Но очень быстро и очень рано сын священника Чернышевский проверил веру анализом и испытал критикой. Когда его друг вбежал к нему на Пасху со словами: «Христос воскресе!», то сходу получил в ответ: «Это еще надо доказать!»

В Чернышевском была прямизна мысли, которая вела его от Бога — к отрицанию Бога как не имеющего точных доказательств существования, от смирения — к осознанию прав человека, от церкви — к социализму, к пониманию себя как свободного человека нового поколения, как «нового человека». Мысль его шла этим путем последовательно и твердо, и жизнь свою вслед за своей мыслью он тоже вел последовательно и твердо, не уклоняясь ни на шаг от прочерченной линии.

Он был враг существующего порядка — православия, самодержавия и народности, понимаемой как квасной патриотизм и верноподданническое умиление. Это читалось и вычитывалось из его острых и резких статей в «Современнике». Он был кумир молодых — слава его ширилась. Неблагонадежность в глазах власти — это был его отличительный знак, полученный задолго до того, как его привезли на гражданскую казнь к черному столбу с цепями на помосте на Конной площади. Это было что-то внутри него, то прямое и умное, то чувство собственной правоты и достоинства, которые никогда его не оставляли — даже в камере Алексеевского равелина, даже на каторге. И это самое они — имя им легион — чувствовали в нем как опасность.

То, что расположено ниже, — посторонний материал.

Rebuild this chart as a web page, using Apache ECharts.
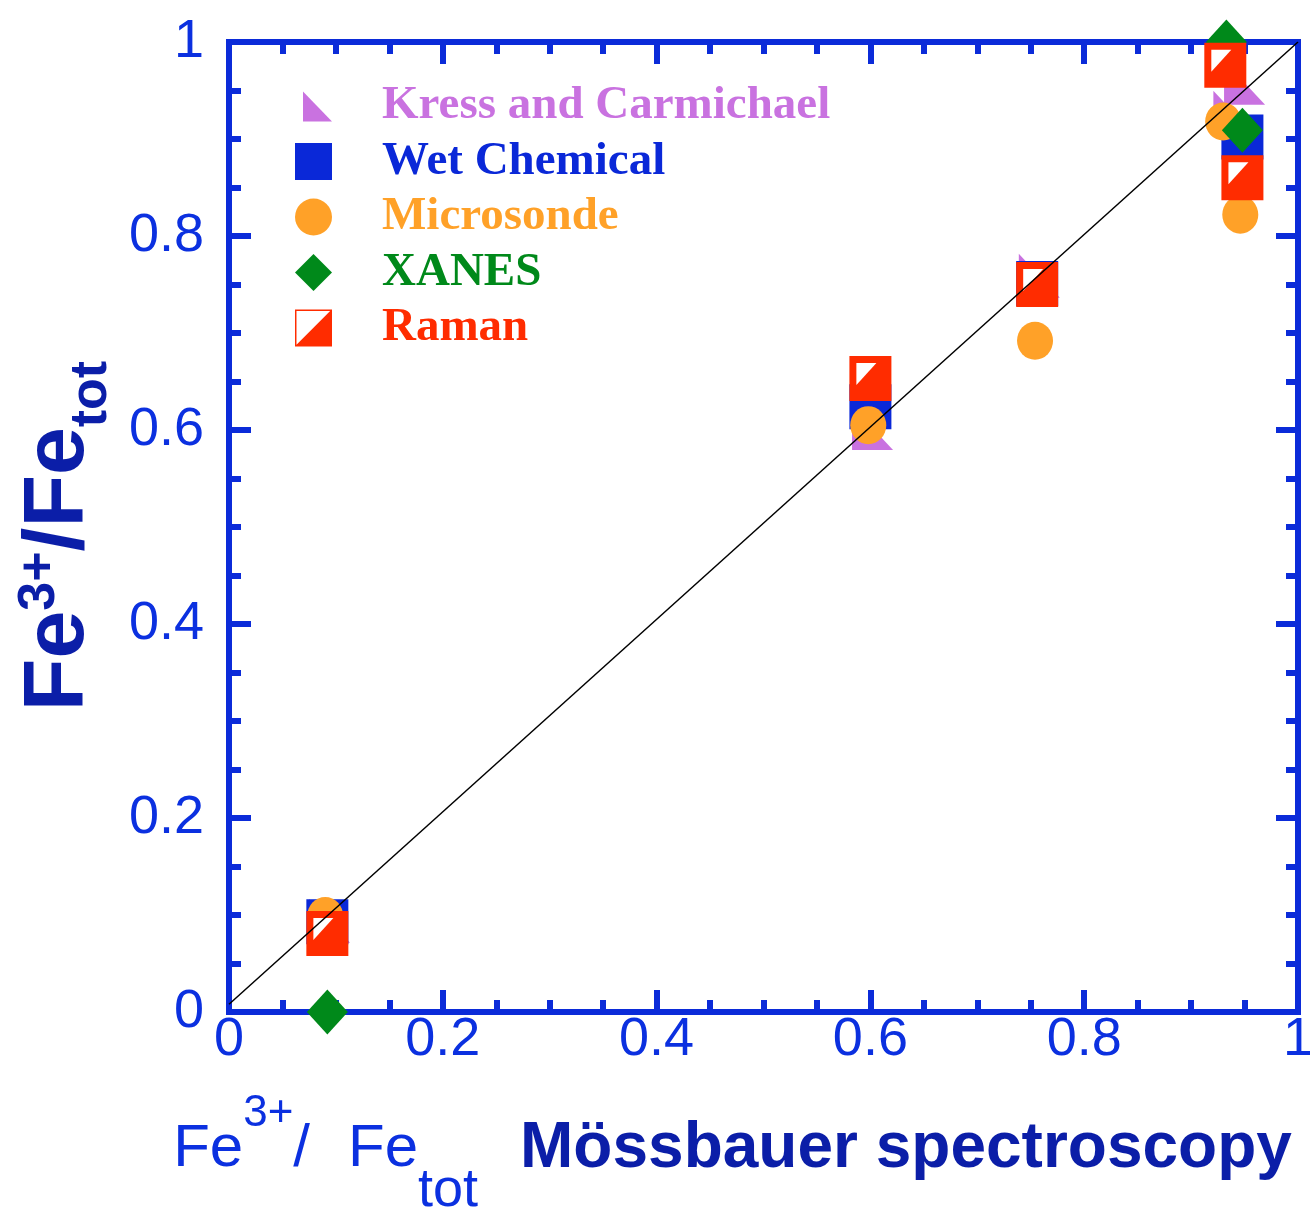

Есть автономные писатели, не зависящие от своего времени, но Чернышевский был не таков — он был внутри времени, связан со временем.

Светлая голова, радикал, надежда науки и ходячий лексикон не хотел и не мог замыкать себя в кабинетные занятия и рукописные труды — его принципы вели его к делу, которым было изменение жизни.

В Петербургском шахматном клубе он сидел за столиком с расставленными фигурами, но не играл, а беседовал с приходящими к нему людьми. Звук этих полуконспиративных бесед до нас не дошел, но мы можем предположить, что там было — Фурье и фурьеризм, отмена крепостного права и община, новые люди и новое общество, конституция и революция. Власти закрыли шахматный клуб: «В нем происходили и из него исходили неосновательные суждения». Ну хорошо хоть шахматы не запретили.

Ю. Казмичев. «Н.А. Некрасов, Н.А. Добролюбов, Н.Г. Чернышевский в редакции «Современника». Источник: фотохроника ТАСС

Ю. Казмичев. «Н.А. Некрасов, Н.А. Добролюбов, Н.Г. Чернышевский в редакции «Современника». Источник: фотохроника ТАСС

Жизнь бурлила и была полна «неосновательных суждений» — в редакциях журналов, в сходках на квартирах, в студенческих кружках. Жизнь была полна смелых людей, которые заводили в своих имениях и квартирах тайные типографии, ездили в Лондон к Герцену, провозили в Россию неподцензурные издания и готовили себя для большого дела. И в центре всего этого, влиятельный и спокойный, серьезный и дружелюбный, был Чернышевский. Всем он был виден и известен как голос «Современника», журналист и критик, но за этим его внешним проявлением возвышалось что-то тайное, стократ значительнее. Или только мерещилось?

В кружках и на сходках говорили, что пора создавать «Акулину» — так шутя называли тайное общество. Четверо заговорщиков в разговоре при опущенных шторах создавали его под названием «Земля и воля» — и тут же обменивались рецептом невидимых химических чернил.

Для строгого рационалиста Чернышевского после «а» неизбежно следует «б», за мыслью следует действие — и вот уже «Чернышевский был не только причастен к первичным пятеркам, но был инициатором их и членом первой из них».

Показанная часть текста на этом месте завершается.